Hi Lia! Aisha here for your review! I'd like to start by saying that I am very glad that I was paired up with you in this month's review exchange swap, because if I wasn't, I might not have discovered what is such a gloriously written one-shot.
The structure of this is brilliant. I loved how you offered small snippets into Snape's childhood, small moments that shows the reader his character, his situation and his parent's characters all at the same time. It suits the story perfectly.
Your description is beautiful as well. You have captured the fragility of the Snape household brilliantly, every action shows how close the family is to breaking point and you don't waffle on pointlessly which is good :D The fractured picture of the Snapes that you paint is subtly done, which is a testament to your talent, because never once did you say that Tobias killed his wife, but the reader is able to come to that conclusion. You tell enough, but not too much, leaving some to the reader's imagination, which I enjoyed very much.
The only thing that I could think could be improved is the word 'sidewalk'. Britpicking here, it should be pavement ;) However, the fact that I can pick fault with one word just goes to show what an amazing piece of writing this is, and I loved reading it. Definitely one for the favourites!

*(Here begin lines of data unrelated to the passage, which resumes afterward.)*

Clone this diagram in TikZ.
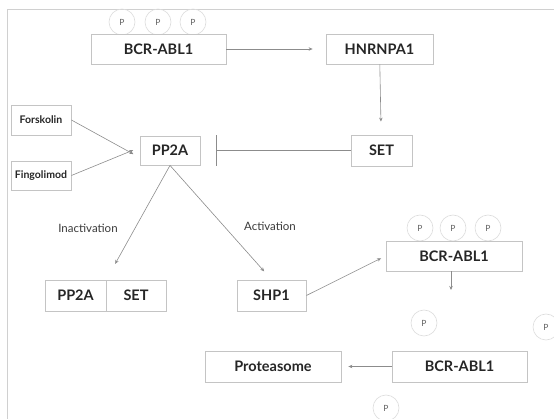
\documentclass[tikz,border=0pt]{standalone}
\usepackage{fontspec}
\setmainfont{Lato}
\usetikzlibrary{arrows.meta}
\definecolor{boxgray}{HTML}{C4C4C4}
\definecolor{linegray}{HTML}{8C8C8C}
\definecolor{txtgray}{HTML}{3A3A3A}
\tikzset{
	box/.style={draw=boxgray, line width=0.8pt, fill=white, inner sep=0pt, text=black!85,
		font=\bfseries\fontsize{14.5}{16}\selectfont},
	smallbox/.style={box, font=\bfseries\fontsize{10.5}{12}\selectfont},
	phos/.style={circle, draw=boxgray!60, line width=0.6pt, minimum size=26pt, inner sep=0pt,
		text=txtgray!80, font=\fontsize{8.5}{9}\selectfont},
	lab/.style={text=txtgray, font=\fontsize{11.5}{13}\selectfont},
	link/.style={draw=linegray, line width=0.6pt, -{Stealth[length=4pt,width=3.5pt]}}
}
\begin{document}
\begin{tikzpicture}[x=1pt, y=-1pt]
	\useasboundingbox (0,0) rectangle (554,419);
	\draw[boxgray!80, line width=0.8pt] (554,9) -- (7,9) -- (7,419);

	\node (P1) at (122,22)  [phos] {P};
	\node (P2) at (158,22)  [phos] {P};
	\node (P3) at (193,22)  [phos] {P};
	\node (Bc) at (158.5,49) [box, minimum width=135pt, minimum height=30pt] {BCR-ABL1};
	\node (Hn) at (379.5,49) [box, minimum width=107pt, minimum height=30pt] {HNRNPA1};
	\node (Se) at (381.5,150.5) [box, minimum width=61pt, minimum height=31pt] {SET};
	\node (Pp) at (170,150.5) [box, minimum width=60pt, minimum height=29pt] {PP2A};
	\node (Fo) at (41,120)  [smallbox, minimum width=60pt, minimum height=30pt] {Forskolin};
	\node (Fi) at (41,175.5) [smallbox, minimum width=60pt, minimum height=29pt] {Fingolimod};

	\node (Pc) at (75.5,295.5) [box, minimum width=61pt, minimum height=31pt] {PP2A};
	\node (Sc) at (136,295.5)  [box, minimum width=60pt, minimum height=31pt] {SET};
	\node (Sh) at (271.5,295.5) [box, minimum width=69pt, minimum height=31pt] {SHP1};
	\node (In) at (88,228)  [lab] {Inactivation};
	\node (Ac) at (270,226) [lab] {Activation};

	\node (P4) at (420,228) [phos] {P};
	\node (P5) at (453,228) [phos] {P};
	\node (P6) at (488,228) [phos] {P};
	\node (Bd) at (454,256) [box, minimum width=136pt, minimum height=30pt] {BCR-ABL1};
	\coordinate (Dn) at (451,290);
	\node (P7) at (424,323) [phos] {P};
	\node (P8) at (546,327) [phos] {P};
	\node (P9) at (386,408) [phos] {P};
	\node (Pr) at (273,366.5) [box, minimum width=136pt, minimum height=31pt] {Proteasome};
	\node (Be) at (459.5,366.5) [box, minimum width=135pt, minimum height=31pt] {BCR-ABL1};

	\draw[link, shorten >=13pt] (Bc) -- (Hn);
	\draw[link, shorten >=13pt] (Hn) -- (Se);
	\draw[draw=linegray, line width=0.6pt, -{Bar[width=31pt]}, shorten >=16pt] (Se) -- (Pp);
	\draw[link, shorten >=7pt] (Fo.east) -- ([yshift=-7pt]Pp.west);
	\draw[link, shorten >=7pt] (Fi.east) -- ([yshift=3pt]Pp.west);
	\draw[link, shorten >=18pt] (Pp.south) -- (Pc.north east);
	\draw[link, shorten >=11pt] (Pp.south) -- (Sh.north);
	\draw[link, shorten >=5pt] (Sh.east) -- (Bd.west);
	\draw[link] (Bd.south -| Dn) -- (Dn);
	\draw[link, shorten >=7pt] (Be) -- (Pr);
\end{tikzpicture}
\end{document}
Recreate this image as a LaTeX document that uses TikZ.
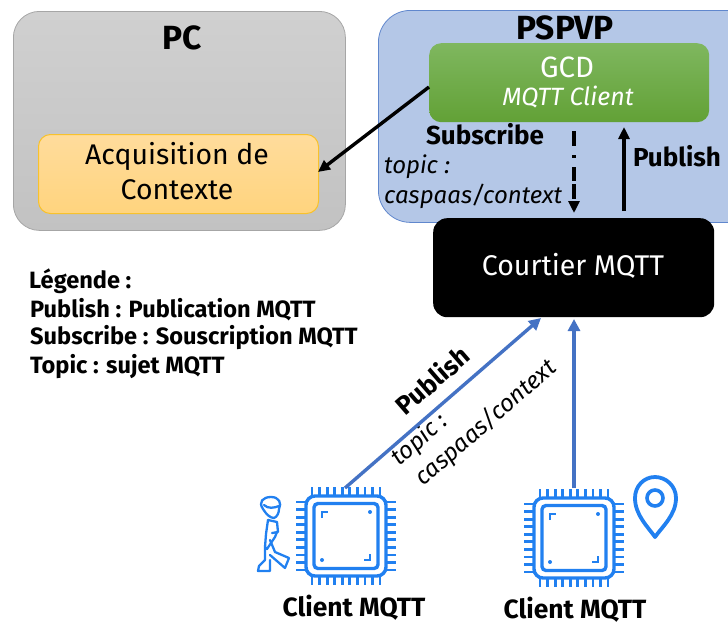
\documentclass[tikz,border=0pt]{standalone}
\usepackage{fontspec}
\setmainfont{Fira Sans}
\usetikzlibrary{arrows.meta,shadings}
\definecolor{chipblue}{HTML}{2180F0}
\definecolor{linkblue}{HTML}{4472C4}
\definecolor{pspblue}{HTML}{B4C7E7}
\definecolor{graytop}{HTML}{D0D0D0}
\definecolor{graybot}{HTML}{C2C2C2}
\definecolor{orgtop}{HTML}{FFDC9C}
\definecolor{orgbot}{HTML}{FFD47E}
\definecolor{orgline}{HTML}{F8C22C}
\definecolor{grntop}{HTML}{7FB75F}
\definecolor{grnbot}{HTML}{62A136}
\newcommand{\fs}[1]{\fontsize{#1}{#1}\selectfont}
\tikzset{
  x=1pt,y=-1pt,
  boxnode/.style={rounded corners=#1,inner sep=0pt,anchor=north west},
  txt/.style={inner sep=0pt,align=center,text=black},
  legend/.style={inner sep=0pt,anchor=west,font=\fs{23.6}\bfseries},
  clientlabel/.style={txt,font=\fs{26.4}\bfseries},
  tipblack/.style={-{Triangle[length=12pt,width=11pt]},line width=3.4pt,black},
  tipblue/.style={-{Triangle[length=12pt,width=12pt]},line width=3.4pt,linkblue},
  chipline/.style={draw=chipblue,line width=3.4pt},
  pins/.style={draw=chipblue,line width=2.8pt},
  pics/chip/.style n args={0}{code={
    \draw[chipline,rounded corners=9pt] (-40,-40) rectangle (40,40);
    \draw[chipline,rounded corners=4pt] (-32,-32.5) rectangle (32,32.5);
    \foreach \k in {-34,-26.4,-18.9,-11.3,-3.8,3.8,11.3,18.9,26.4,34}{
      \draw[pins] (\k,-40) -- (\k,-49);
      \draw[pins] (\k,40) -- (\k,49);
      \draw[pins] (-40,\k) -- (-50,\k);
      \draw[pins] (40,\k) -- (50,\k);
    }
    \draw[chipline,line width=2.6pt] (-24,-18) -- (-24,-24) -- (-18,-24);
    \draw[chipline,line width=2.6pt] (24,18) -- (24,24) -- (18,24);
    \fill[chipblue] (24,-24) circle (2pt) (-24,24) circle (2pt);
  }}
}
\begin{document}
\begin{tikzpicture}
\useasboundingbox (0,0) rectangle (728,624);
\begin{scope}
\clip (0,0) rectangle (728,624);
\node[boxnode=26pt,draw=black!35,line width=.8pt,top color=graytop,bottom color=graybot,minimum width=332pt,minimum height=219pt] (pc) at (13,11) {};
\node[boxnode=32pt,draw=linkblue!85,line width=.8pt,fill=pspblue,minimum width=390pt,minimum height=212pt] (pspvp) at (378,10) {};
\end{scope}
\node[boxnode=12pt,draw=orgline,line width=1pt,top color=orgtop,bottom color=orgbot,minimum width=280pt,minimum height=79pt] (acq) at (38,134) {};
\node[boxnode=12pt,top color=grntop,bottom color=grnbot,minimum width=280pt,minimum height=79pt] (gcd) at (429,43) {};
\node[boxnode=14pt,fill=black,minimum width=281pt,minimum height=99pt] (broker) at (433,218) {};
\node[txt,font=\fs{33.5}\bfseries] (pcl) at (182,38) {PC};
\node[txt,font=\fs{33.5}\bfseries] (pspl) at (565,28) {PSPVP};
\node[txt,text=white,font=\fs{29.4}] (gcdl) at (567,67) {GCD};
\node[txt,text=white,font=\fs{25}\itshape] (gcdm) at (568,97) {MQTT Client};
\node[txt,font=\fs{28.4}] (acql1) at (177,156) {Acquisition de};
\node[txt,font=\fs{28.4}] (acql2) at (177,190) {Contexte};
\node[txt,text=white,font=\fs{28.5}] (brl) at (573,266) {Courtier MQTT};
\node[txt,font=\fs{26}\bfseries] (sub) at (485,134) {Subscribe};
\node[txt,font=\fs{24}\itshape,anchor=west] (t1) at (384,167) {topic :};
\node[txt,font=\fs{24}\itshape,anchor=west] (t2) at (384,196) {caspaas/context};
\node[txt,font=\fs{26}\bfseries] (pub) at (677,156) {Publish};
\node[legend] (lg1) at (29,281) {Légende :};
\node[legend] (lg2) at (30,310) {Publish : Publication MQTT};
\node[legend] (lg3) at (30,338) {Subscribe : Souscription MQTT};
\node[legend] (lg4) at (30,367) {Topic : sujet MQTT};
\node[txt,font=\fs{26}\bfseries,rotate=41] (pubr) at (432,380) {Publish};
\node[txt,font=\fs{24}\itshape,rotate=41] (tr1) at (420,440) {topic :};
\node[txt,font=\fs{24}\itshape,rotate=41] (tr2) at (486,423) {caspaas/context};
\node[clientlabel] (c1) at (354,608) {Client MQTT};
\node[clientlabel] (c2) at (575,610) {Client MQTT};
\pic at (346,536) {chip};
\pic at (574,538) {chip};
\coordinate (c1top) at (345,488);
\coordinate (c2top) at (574,488);
\coordinate (b1) at (541,318);
\coordinate (b2) at (574,319);
\coordinate (gl) at (429,87);
\coordinate (ar) at (318,172);
\coordinate (gs) at (574,131);
\coordinate (bs) at (574,213);
\coordinate (bp) at (624,211);
\coordinate (gp) at (624,127);
\draw[tipblue] (c1top) -- (b1);
\draw[tipblue] (c2top) -- (b2);
\draw[tipblack] (gl) -- (ar);
\draw[tipblack,dash pattern=on 15pt off 9pt on 3pt off 9pt on 14pt off 3pt] (gs) -- (bs);
\draw[tipblack] (bp) -- (gp);
% location marker
\draw[chipblue,line width=3.8pt,line join=round] (655,537) .. controls (648,527) and (635,515) .. (635,498) .. controls (635,486) and (644,477) .. (655,477) .. controls (666,477) and (676,486) .. (676,498) .. controls (676,515) and (662,527) .. (655,537) -- cycle;
\draw[chipblue,line width=3.6pt] (655,498) circle (8pt);
% walking figure
\begin{scope}[chipblue,line width=2.3pt,line join=round,line cap=round]
\draw (263,509) .. controls (258,502) and (263,497) .. (271,497) .. controls (279,497) and (282,503) .. (279,509) .. controls (279,513) and (277,517) .. (274,518) .. controls (270,518) and (266,514) .. (263,509) -- cycle;
\draw (264,505) .. controls (268,509) and (274,508) .. (279,506);
\draw (268,520) -- (277,522) -- (278,532) -- (272,533);
\draw (268,520) -- (266,534) -- (265,547) -- (265,560);
\draw (277,532) -- (275,537) -- (267,549) -- (265,547);
\draw (270,540) -- (275,552) -- (289,558) -- (285,568) -- (270,555);
\draw (265,560) -- (259,566) -- (258,571) -- (270,571) -- (270,560);
\end{scope}
\end{tikzpicture}
\end{document}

Author's Response: Hi Aisha! I'm thrilled to have gotten you as well, I love 'House of Cards'!
I've taken to writing like that recently. Instead of something continuous, I write snapshots within a big snapshot. I cover more ground that way, I guess, and I tell my readers more too.
A lot of Snape's life was a bit delicate. From his school life and his relationship with Lily to what went on at home. None of them were very nice, but life at home was the most unbearable. It's awful to feel like if you're walking on eggshells all the time, and that's what I tried to depict. Tobias Snape, in my eyes, is a bit of a loose cannon only Severus didn't realise that soon enough. In the end you realise that his household wasn't the only broken one. This might have been going on for years, and probably Tobias was a product of this behaviour as well.
I tried to make Eileen's death as subtle as possible, but another reviewer mentioned that it was too vague. I thought about fixing that, but at least you got the point. As a reader, I appreciate subtleties instead of the author spelling it out, so I try not to do that when i write my own stuff.
Oh, haha. I should know better. We tend to interchange them where I'm from, but I'll get to that.
I'm really glad you liked this so much. Thank you for such a lovely review.